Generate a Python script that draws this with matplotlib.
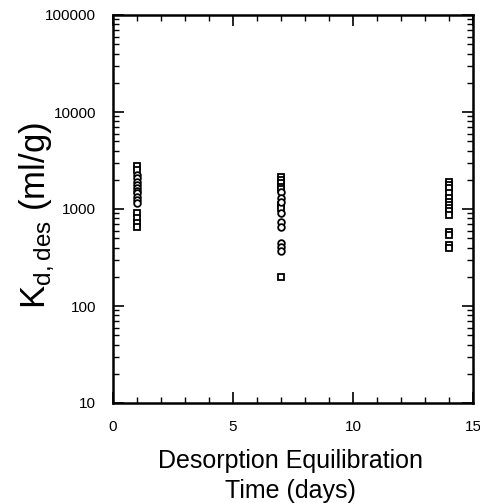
import matplotlib
matplotlib.use("Agg")
import matplotlib.pyplot as plt
from matplotlib.ticker import LogLocator, FixedLocator, NullFormatter

plt.rcParams['font.family'] = ['Liberation Sans', 'DejaVu Sans']
plt.rcParams['mathtext.fontset'] = 'custom'
plt.rcParams['mathtext.rm'] = 'Liberation Sans'

# Data: desorption equilibration time (days) and Kd,des (ml/g)
day1_sq = [2775, 2523, 903, 802, 712, 657]
day1_ci = [2241, 2073, 1912, 1768, 1634, 1544, 1452, 1339, 1238, 1145]
day7_sq = [2153, 1991, 1841, 1700, 1597, 1099, 1016, 198]
day7_ci = [1508, 1288, 1189, 903, 740, 657, 450, 409, 372]
day14_sq = [1912, 1768, 1634, 1452, 1288, 1189, 1099, 1016, 950, 865, 579, 535, 423, 400]
days = [1, 7, 14]
xticks = [0, 5, 10, 15]
yticks = [10, 100, 1000, 10000, 100000]
ytick_labels = ['10', '100', '1000', '10000', '100000']

fig = plt.figure(figsize=(4.8, 5.03), dpi=100)
ax = fig.add_axes([113/480, 1-403/503, 360/480, 388/503])

groups_sq = [day1_sq, day7_sq, day14_sq]
groups_ci = [day1_ci, day7_ci, []]
for d, sq, ci in zip(days, groups_sq, groups_ci):
    ax.plot([d]*len(sq), sq, linestyle='none', marker='s', ms=4.8,
            mfc='white', mec='black', mew=1.3)
    if ci:
        ax.plot([d]*len(ci), ci, linestyle='none', marker='o', ms=4.8,
                mfc='white', mec='black', mew=1.3)

ax.set_yscale('log')
ax.set_xlim(0, 15)
ax.set_ylim(10, 100000)
ax.set_xticks(xticks)
ax.set_xticklabels([str(t) for t in xticks])
ax.xaxis.set_minor_locator(FixedLocator(list(range(0, 16))))
ax.set_yticks(yticks)
ax.set_yticklabels(ytick_labels)
ax.yaxis.set_minor_locator(LogLocator(base=10, subs=range(2, 10), numticks=20))
ax.yaxis.set_minor_formatter(NullFormatter())

for s in ax.spines.values():
    s.set_linewidth(1.8)
ax.tick_params(which='major', direction='in', length=8, width=1.2,
               top=True, right=True, labelsize=11)
ax.tick_params(which='minor', direction='in', length=4, width=1.0,
               top=True, right=True)
ax.tick_params(axis='x', which='major', pad=12)
ax.tick_params(axis='y', which='major', pad=12)

# y label
fig.text(37/480, 1-215/503, r'K$_{\mathregular{d,des}}$ (ml/g)', rotation=90,
         ha='center', va='center', fontsize=25)

# x label
fig.text(290/480, 1-468/503, 'Desorption Equilibration', ha='center',
         va='baseline', fontsize=18)
fig.text(290/480, 1-498/503, 'Time (days)', ha='center', va='baseline',
         fontsize=18)

fig.savefig('out.png', dpi=100)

********************

Take the material above from its first line through the line holding "from matplotlib.ticker import" and set it down exactly, without the pictures.

Generate a Python script that draws this with matplotlib.
import matplotlib
matplotlib.use("Agg")
import matplotlib.pyplot as plt
from matplotlib.ticker import LogLocator, FixedLocator, NullFormatter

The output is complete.